Despite the headline numbers, AMD stock fell roughly 5% in after‑hours trading following the release. Investors focused on a few execution and timing risks: lingering supply constraints in some regions (with lead times extending noticeably), cautious guidance around near‑term AI infrastructure purchases, and the need for clear ramp signals for AMD’s upcoming Helios rack offering. In short, fundamentals showed upside, but visibility on the cadence of future revenue remained a concern.

Supply chain, TSMC and regulatory headwinds

Semiconductor supply dynamics and foundry performance continue to matter. Recent strong quarterly results at TSMC provided a positive backdrop for chipmakers, as improved foundry throughput supports higher shipment capacity across CPU and GPU portfolios. Yet AMD still faces region‑specific friction: export license regimes and related restrictions affect certain AI chip shipments to China and can compress margins when special licensing terms apply.

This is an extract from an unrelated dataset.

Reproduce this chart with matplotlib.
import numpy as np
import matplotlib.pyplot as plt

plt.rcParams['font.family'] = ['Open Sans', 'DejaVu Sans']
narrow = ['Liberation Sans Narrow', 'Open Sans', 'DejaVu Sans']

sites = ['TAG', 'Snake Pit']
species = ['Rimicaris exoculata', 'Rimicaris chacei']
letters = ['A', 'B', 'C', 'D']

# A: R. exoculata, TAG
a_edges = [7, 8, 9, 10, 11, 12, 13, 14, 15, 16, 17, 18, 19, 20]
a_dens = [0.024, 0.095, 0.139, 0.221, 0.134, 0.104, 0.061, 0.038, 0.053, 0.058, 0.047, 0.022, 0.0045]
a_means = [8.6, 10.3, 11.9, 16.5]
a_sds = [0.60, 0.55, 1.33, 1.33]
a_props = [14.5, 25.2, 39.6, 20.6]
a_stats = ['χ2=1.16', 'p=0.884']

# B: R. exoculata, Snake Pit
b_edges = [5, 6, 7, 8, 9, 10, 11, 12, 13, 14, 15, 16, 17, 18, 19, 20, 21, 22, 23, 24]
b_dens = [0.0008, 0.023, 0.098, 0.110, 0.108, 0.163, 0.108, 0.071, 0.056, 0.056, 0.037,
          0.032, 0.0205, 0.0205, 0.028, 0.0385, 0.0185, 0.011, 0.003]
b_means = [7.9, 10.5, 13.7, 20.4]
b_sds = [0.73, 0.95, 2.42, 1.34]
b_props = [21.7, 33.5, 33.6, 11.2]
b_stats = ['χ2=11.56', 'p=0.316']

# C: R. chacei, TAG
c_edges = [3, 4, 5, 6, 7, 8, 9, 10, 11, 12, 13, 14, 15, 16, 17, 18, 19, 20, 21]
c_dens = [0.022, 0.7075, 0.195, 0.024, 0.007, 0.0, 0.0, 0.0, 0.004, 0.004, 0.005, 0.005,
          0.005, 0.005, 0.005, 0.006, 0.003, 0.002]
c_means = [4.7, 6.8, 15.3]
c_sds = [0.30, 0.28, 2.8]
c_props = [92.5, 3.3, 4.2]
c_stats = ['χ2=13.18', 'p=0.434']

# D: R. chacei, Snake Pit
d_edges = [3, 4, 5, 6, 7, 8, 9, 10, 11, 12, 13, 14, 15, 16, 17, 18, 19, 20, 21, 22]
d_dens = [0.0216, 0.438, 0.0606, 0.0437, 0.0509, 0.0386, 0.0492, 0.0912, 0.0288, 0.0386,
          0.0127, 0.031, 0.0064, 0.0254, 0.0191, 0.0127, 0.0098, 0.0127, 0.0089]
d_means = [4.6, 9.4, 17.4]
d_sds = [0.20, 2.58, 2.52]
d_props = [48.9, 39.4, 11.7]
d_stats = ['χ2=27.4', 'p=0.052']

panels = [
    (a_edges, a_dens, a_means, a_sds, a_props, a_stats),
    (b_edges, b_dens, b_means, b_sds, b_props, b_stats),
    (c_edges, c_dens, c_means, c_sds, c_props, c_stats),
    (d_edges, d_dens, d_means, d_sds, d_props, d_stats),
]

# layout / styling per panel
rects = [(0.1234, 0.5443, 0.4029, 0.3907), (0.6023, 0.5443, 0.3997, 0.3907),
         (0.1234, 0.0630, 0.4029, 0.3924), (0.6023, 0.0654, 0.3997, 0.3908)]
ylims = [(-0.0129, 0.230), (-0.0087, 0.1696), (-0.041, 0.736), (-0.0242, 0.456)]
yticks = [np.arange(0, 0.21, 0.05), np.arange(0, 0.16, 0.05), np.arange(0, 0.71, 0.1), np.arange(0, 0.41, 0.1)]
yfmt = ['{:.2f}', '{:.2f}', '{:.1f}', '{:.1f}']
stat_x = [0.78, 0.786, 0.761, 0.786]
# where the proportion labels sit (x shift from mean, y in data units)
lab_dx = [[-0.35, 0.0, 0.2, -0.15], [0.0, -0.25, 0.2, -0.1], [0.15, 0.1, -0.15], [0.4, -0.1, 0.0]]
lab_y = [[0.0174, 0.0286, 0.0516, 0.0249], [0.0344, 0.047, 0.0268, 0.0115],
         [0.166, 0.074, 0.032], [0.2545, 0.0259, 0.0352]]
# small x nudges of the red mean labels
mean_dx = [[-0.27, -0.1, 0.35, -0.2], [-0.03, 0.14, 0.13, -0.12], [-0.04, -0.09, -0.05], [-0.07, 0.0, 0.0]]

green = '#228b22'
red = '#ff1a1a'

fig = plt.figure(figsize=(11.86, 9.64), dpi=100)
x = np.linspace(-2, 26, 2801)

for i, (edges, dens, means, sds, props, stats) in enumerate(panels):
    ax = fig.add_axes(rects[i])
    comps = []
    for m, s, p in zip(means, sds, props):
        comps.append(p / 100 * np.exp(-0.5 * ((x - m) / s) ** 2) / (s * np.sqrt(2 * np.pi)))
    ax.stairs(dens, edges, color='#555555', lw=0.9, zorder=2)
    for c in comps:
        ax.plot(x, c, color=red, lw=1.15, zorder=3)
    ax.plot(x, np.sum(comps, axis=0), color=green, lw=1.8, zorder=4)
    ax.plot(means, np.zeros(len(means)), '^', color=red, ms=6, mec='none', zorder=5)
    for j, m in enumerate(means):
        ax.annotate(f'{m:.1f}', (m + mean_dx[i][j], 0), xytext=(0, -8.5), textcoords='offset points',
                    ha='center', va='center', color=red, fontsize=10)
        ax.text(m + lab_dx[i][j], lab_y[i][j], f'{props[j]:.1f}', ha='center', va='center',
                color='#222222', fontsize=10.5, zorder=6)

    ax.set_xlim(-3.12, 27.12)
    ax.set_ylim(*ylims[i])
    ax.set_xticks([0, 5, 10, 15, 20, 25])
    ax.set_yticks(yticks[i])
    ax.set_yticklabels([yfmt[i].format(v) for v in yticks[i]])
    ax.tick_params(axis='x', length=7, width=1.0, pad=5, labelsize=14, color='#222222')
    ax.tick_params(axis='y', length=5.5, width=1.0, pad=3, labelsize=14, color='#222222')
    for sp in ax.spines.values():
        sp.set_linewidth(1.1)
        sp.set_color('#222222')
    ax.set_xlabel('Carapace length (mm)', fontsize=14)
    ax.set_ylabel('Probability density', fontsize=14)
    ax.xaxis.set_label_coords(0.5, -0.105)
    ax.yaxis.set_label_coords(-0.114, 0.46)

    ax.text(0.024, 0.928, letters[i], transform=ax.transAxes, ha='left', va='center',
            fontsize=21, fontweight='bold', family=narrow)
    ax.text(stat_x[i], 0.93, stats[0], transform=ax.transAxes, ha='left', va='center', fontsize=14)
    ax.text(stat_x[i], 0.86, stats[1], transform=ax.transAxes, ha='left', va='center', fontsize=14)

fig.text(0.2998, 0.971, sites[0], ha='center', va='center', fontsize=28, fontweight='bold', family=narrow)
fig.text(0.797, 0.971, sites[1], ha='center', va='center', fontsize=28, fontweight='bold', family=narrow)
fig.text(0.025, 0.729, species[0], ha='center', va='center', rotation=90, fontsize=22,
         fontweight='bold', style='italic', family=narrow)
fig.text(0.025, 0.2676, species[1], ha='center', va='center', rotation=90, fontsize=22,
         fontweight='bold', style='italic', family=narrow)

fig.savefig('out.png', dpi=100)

Competition and execution risk

Even with large design wins, AMD competes in a tight field. Rivals have aggressive AI‑GPU roadmaps and entrenched positions in some data centers. That intensifies scrutiny on the Helios rollout — an integrated CPU‑GPU rack system AMD has positioned as a second‑half 2026 inflection point. Investors will watch both product performance and manufacturing cadence closely.

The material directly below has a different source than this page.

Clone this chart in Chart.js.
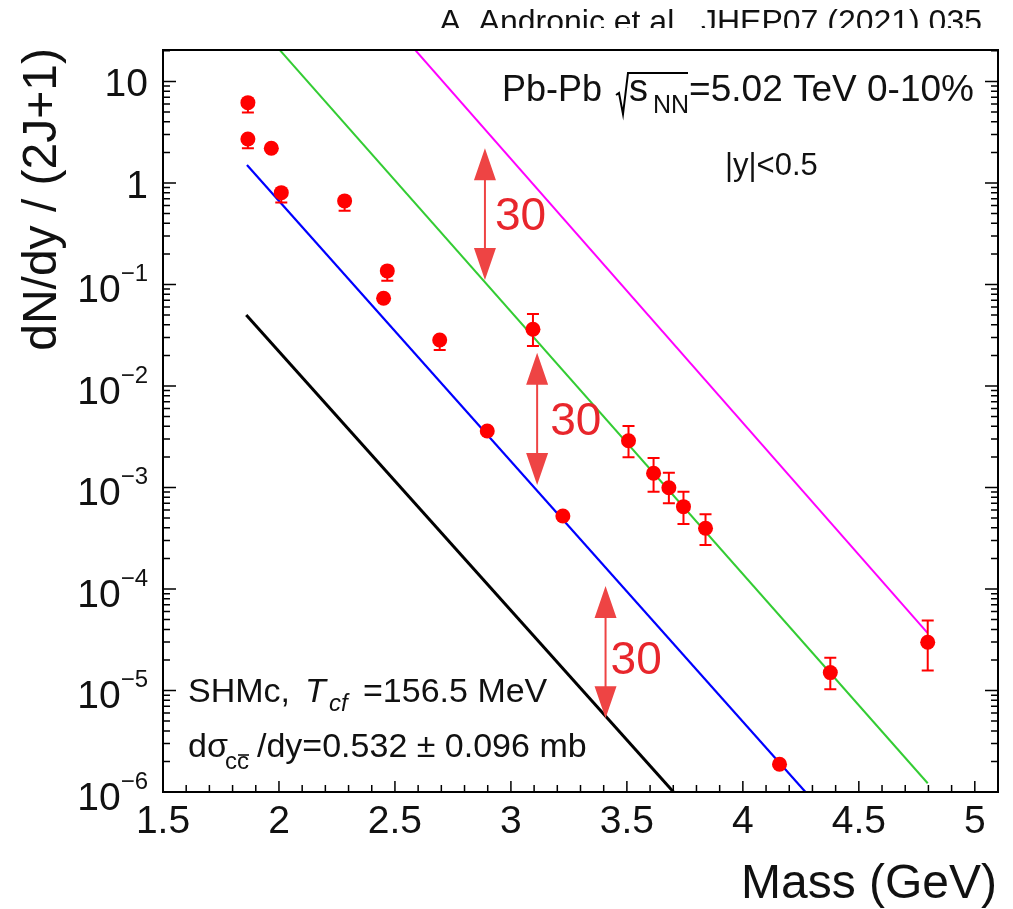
<!DOCTYPE html>
<html>
<head>
<meta charset="utf-8">
<title>Charm hadron yields, Pb-Pb 5.02 TeV</title>
<script src="https://cdn.jsdelivr.net/npm/chart.js@4/dist/chart.umd.min.js"></script>
<style>
  html, body { margin: 0; padding: 0; background: #fff; }
  canvas { display: block; }
</style>
</head>
<body>
<canvas id="yieldChart" width="1013" height="909"></canvas>
<script>
// measured yields per spin state, Pb-Pb 0-10%, |y|<0.5
const hadronMass  = [1.866, 1.866, 1.967, 2.010, 2.283, 2.467, 2.451, 2.693, 3.095, 2.898,
                     3.224, 3.507, 3.615, 3.681, 3.744, 3.839, 4.158, 4.377, 4.797];
const hadronYield = [6.18, 2.71, 2.20, 0.802, 0.665, 0.136, 0.0731, 0.0284, 0.0362, 0.00360,
                     5.24e-4, 2.89e-3, 1.38e-3, 9.95e-4, 6.47e-4, 3.96e-4, 1.875e-6, 1.50e-5, 2.99e-5];
const yieldLow    = [4.93, 2.20, null, 0.640, 0.533, 0.109, null, 0.0226, 0.0248, null,
                     null, 1.99e-3, 9.1e-4, 6.98e-4, 4.37e-4, 2.71e-4, null, 1.03e-5, 1.57e-5];
const yieldHigh   = [6.18, 2.71, null, 0.802, 0.665, 0.136, null, 0.0284, 0.0512, null,
                     null, 4.04e-3, 1.95e-3, 1.40e-3, 9.1e-4, 5.45e-4, null, 2.10e-5, 4.88e-5];

// SHMc curves, straight lines in log scale (start / end)
const blackMass = [1.859, 3.701];
const blackYield = [0.0501, 1.0e-6];
const blueMass = [1.862, 4.270];
const blueYield = [1.50, 1.0e-6];
const greenMass = [1.860, 4.797];
const greenYield = [47.9, 1.22e-6];
const magentaMass = [2.550, 4.795];
const magentaYield = [25.5, 3.72e-5];

// factor 30 arrows between the curves
const arrowMass = [2.888, 3.113, 3.408];
const arrowTop = [2.20, 0.0213, 1.07e-4];
const arrowBottom = [0.1106, 1.06e-3, 5.32e-6];
const arrowText = ['30', '30', '30'];

// axis ticks and labels
const xTicks = [1.5, 2, 2.5, 3, 3.5, 4, 4.5, 5];
const xTickLabels = ['1.5', '2', '2.5', '3', '3.5', '4', '4.5', '5'];
const yTicks = [1e-6, 1e-5, 1e-4, 1e-3, 1e-2, 1e-1, 1, 10];
const yTickBase = ['10', '10', '10', '10', '10', '10', '1', '10'];
const yTickSup = ['\u22126', '\u22125', '\u22124', '\u22123', '\u22122', '\u22121', '', ''];

const FONT = '"Liberation Sans", Arial, Helvetica, sans-serif';

function toPoints(xs, ys) {
  return xs.map(function (x, i) { return { x: x, y: ys[i] }; });
}

function curve(label, xs, ys, color, width) {
  return {
    label: label,
    data: toPoints(xs, ys),
    showLine: true,
    borderColor: color,
    borderWidth: width,
    pointRadius: 0,
    fill: false,
  };
}

// error bars under the markers
const errorBars = {
  id: 'errorBars',
  beforeDatasetDraw(chart, args) {
    if (args.index !== 0) return;
    const ctx = chart.ctx;
    const y = chart.scales.y;
    const meta = chart.getDatasetMeta(0);
    ctx.save();
    ctx.strokeStyle = '#ff0000';
    ctx.lineWidth = 2;
    meta.data.forEach(function (pt, i) {
      if (yieldLow[i] == null) return;
      const y0 = y.getPixelForValue(yieldLow[i]);
      const y1 = y.getPixelForValue(yieldHigh[i]);
      ctx.beginPath();
      ctx.moveTo(pt.x, y0); ctx.lineTo(pt.x, y1);
      ctx.moveTo(pt.x - 6, y0); ctx.lineTo(pt.x + 6, y0);
      ctx.moveTo(pt.x - 6, y1); ctx.lineTo(pt.x + 6, y1);
      ctx.stroke();
    });
    ctx.restore();
  }
};

// ROOT style frame, inner ticks, labels and annotations
const decorations = {
  id: 'decorations',
  afterDraw(chart) {
    const ctx = chart.ctx;
    const a = chart.chartArea;
    const x = chart.scales.x;
    const y = chart.scales.y;
    ctx.save();

    // arrows
    const textShift = [[10, 16], [13, 16], [5, 22]];
    arrowMass.forEach(function (m, i) {
      const px = x.getPixelForValue(m);
      const yt = y.getPixelForValue(arrowTop[i]);
      const yb = y.getPixelForValue(arrowBottom[i]);
      ctx.strokeStyle = '#ee4444';
      ctx.fillStyle = '#ee4444';
      ctx.lineWidth = 2;
      ctx.beginPath();
      ctx.moveTo(px, yt + 30); ctx.lineTo(px, yb - 30);
      ctx.stroke();
      ctx.beginPath();
      ctx.moveTo(px, yt); ctx.lineTo(px - 11, yt + 32); ctx.lineTo(px + 11, yt + 32); ctx.closePath();
      ctx.moveTo(px, yb); ctx.lineTo(px - 11, yb - 32); ctx.lineTo(px + 11, yb - 32); ctx.closePath();
      ctx.fill();
      ctx.fillStyle = '#e8262c';
      ctx.font = '46px ' + FONT;
      ctx.textAlign = 'left';
      ctx.textBaseline = 'alphabetic';
      ctx.fillText(arrowText[i], px + textShift[i][0], (yt + yb) / 2 + textShift[i][1]);
    });

    // frame
    ctx.strokeStyle = '#000';
    ctx.lineWidth = 2;
    ctx.strokeRect(a.left, a.top, a.right - a.left, a.bottom - a.top);

    // ticks
    ctx.lineWidth = 1.5;
    ctx.beginPath();
    for (let k = 15; k <= 51; k++) {
      const px = x.getPixelForValue(k / 10);
      const len = k % 5 === 0 ? 11 : 7;
      ctx.moveTo(px, a.bottom); ctx.lineTo(px, a.bottom - len);
    }
    yTicks.forEach(function (d) {
      for (let k = 1; k <= 9; k++) {
        const v = d * k;
        if (v > y.max) break;
        const py = y.getPixelForValue(v);
        const len = k === 1 ? 13 : 7;
        ctx.moveTo(a.left, py); ctx.lineTo(a.left + len, py);
        ctx.moveTo(a.right, py); ctx.lineTo(a.right - len, py);
      }
    });
    ctx.stroke();

    ctx.fillStyle = '#111';
    ctx.textBaseline = 'alphabetic';

    // x tick labels
    ctx.font = '39px ' + FONT;
    ctx.textAlign = 'center';
    xTicks.forEach(function (v, i) {
      ctx.fillText(xTickLabels[i], x.getPixelForValue(v), 833);
    });

    // y tick labels
    const labelRight = a.left - 15;
    yTicks.forEach(function (v, i) {
      const py = y.getPixelForValue(v);
      if (yTickSup[i]) {
        ctx.font = '24px ' + FONT;
        const supW = ctx.measureText(yTickSup[i]).width;
        ctx.textAlign = 'left';
        ctx.fillText(yTickSup[i], labelRight - supW, py - 3);
        ctx.font = '39px ' + FONT;
        ctx.textAlign = 'right';
        ctx.fillText(yTickBase[i], labelRight - supW, py + 18);
      } else {
        ctx.font = '39px ' + FONT;
        ctx.textAlign = 'right';
        ctx.fillText(yTickBase[i], labelRight, py + 15);
      }
    });

    // axis titles
    ctx.font = '48px ' + FONT;
    ctx.textAlign = 'right';
    ctx.fillText('Mass (GeV)', 997, 898);
    ctx.save();
    ctx.translate(56, 48);
    ctx.rotate(-Math.PI / 2);
    ctx.font = '48px ' + FONT;
    ctx.textAlign = 'right';
    ctx.fillText('dN/dy / (2J+1)', 0, 0);
    ctx.restore();

    // reference line, cut at the top of the page
    ctx.save();
    ctx.beginPath();
    ctx.rect(0, 0, chart.width, 28);
    ctx.clip();
    ctx.font = '32px ' + FONT;
    ctx.textAlign = 'right';
    ctx.fillText('A. Andronic et al.. JHEP07 (2021) 035', 982, 32);
    ctx.restore();

    // collision system
    ctx.font = '36px ' + FONT;
    ctx.textAlign = 'left';
    ctx.fillText('Pb-Pb', 502, 101);
    ctx.lineWidth = 2;
    ctx.beginPath();
    ctx.moveTo(616, 95); ctx.lineTo(619, 93); ctx.lineTo(623, 114); ctx.lineTo(628, 73); ctx.lineTo(688, 73);
    ctx.stroke();
    ctx.font = '38px ' + FONT;
    ctx.fillText('s', 629, 101);
    ctx.font = '25px ' + FONT;
    ctx.fillText('NN', 653, 113);
    ctx.font = '37px ' + FONT;
    ctx.textAlign = 'right';
    ctx.fillText('=5.02 TeV 0-10%', 974, 101);
    ctx.font = '31px ' + FONT;
    ctx.textAlign = 'left';
    ctx.fillText('|y|<0.5', 725, 175);

    // model parameters
    ctx.font = '34px ' + FONT;
    ctx.fillText('SHMc,', 188, 702);
    ctx.font = 'italic 34px ' + FONT;
    ctx.fillText('T', 305, 702);
    ctx.font = 'italic 24px ' + FONT;
    ctx.fillText('cf', 329, 711);
    ctx.font = '34px ' + FONT;
    ctx.fillText('=156.5 MeV', 363, 702);

    ctx.fillText('d\u03c3', 188, 757);
    ctx.font = '24px ' + FONT;
    ctx.fillText('cc', 225, 769);
    const cW = ctx.measureText('c').width;
    ctx.lineWidth = 1.5;
    ctx.beginPath();
    ctx.moveTo(225 + cW + 1, 755); ctx.lineTo(225 + 2 * cW, 755);
    ctx.stroke();
    ctx.font = '34px ' + FONT;
    ctx.fillText('/dy=0.532 \u00b1 0.096 mb', 257, 757);

    ctx.restore();
  }
};

const ctx = document.getElementById('yieldChart').getContext('2d');

new Chart(ctx, {
  type: 'scatter',
  data: {
    datasets: [
      {
        label: 'data',
        data: toPoints(hadronMass, hadronYield),
        pointRadius: 7.5,
        pointBackgroundColor: '#ff0000',
        pointBorderWidth: 0,
        showLine: false,
      },
      curve('SHMc x30', magentaMass, magentaYield, '#ff00ff', 2),
      curve('SHMc x30', greenMass, greenYield, '#33cc33', 2),
      curve('SHMc', blueMass, blueYield, '#0000ff', 2.2),
      curve('SHMc /30', blackMass, blackYield, '#000000', 3),
    ],
  },
  options: {
    responsive: false,
    animation: false,
    layout: { padding: { left: 163, top: 50, right: 15, bottom: 117 } },
    plugins: {
      legend: { display: false },
      tooltip: { enabled: false },
    },
    scales: {
      x: { type: 'linear', min: 1.5, max: 5.1, display: false },
      y: { type: 'logarithmic', min: 1e-6, max: 20.4, display: false },
    },
  },
  plugins: [errorBars, decorations],
});
</script>
</body>
</html>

Investor takeaways and tactical implications

  • Deal validation: The Meta agreement is a strategic endorsement of AMD’s AI stack; it materially increases the company’s long‑term revenue runway if deployments proceed.
  • Timing risk remains: Strong quarterly results are tempered by delivery schedules and supply constraints. Short‑term share moves reflect sentiment around execution rather than a question of product demand.
  • Warrant structure adds complexity: Performance‑based warrants create upside but also introduce potential dilution and dependence on large customer rollouts for full value realization.
  • Watch Helios closely: The rack‑scale Helios systems are positioned as a key catalyst; measurable customer adoption and shipment cadence will be pivotal for sustaining the rally.

Conclusion

This week’s headlines put AMD at the center of the AI infrastructure conversation, with a landmark hyperscaler agreement and solid quarterly results highlighting both opportunity and near‑term execution demands. For investors tracking AMD in the Nasdaq‑100, the key signals to monitor are deployment progress with major customers, Helios system ramps, and how supply and regulatory dynamics affect shipments and margins. The large hyperscaler commitment raises the upside profile, but the path to realizing that upside will be driven by concrete rollouts and consistent delivery.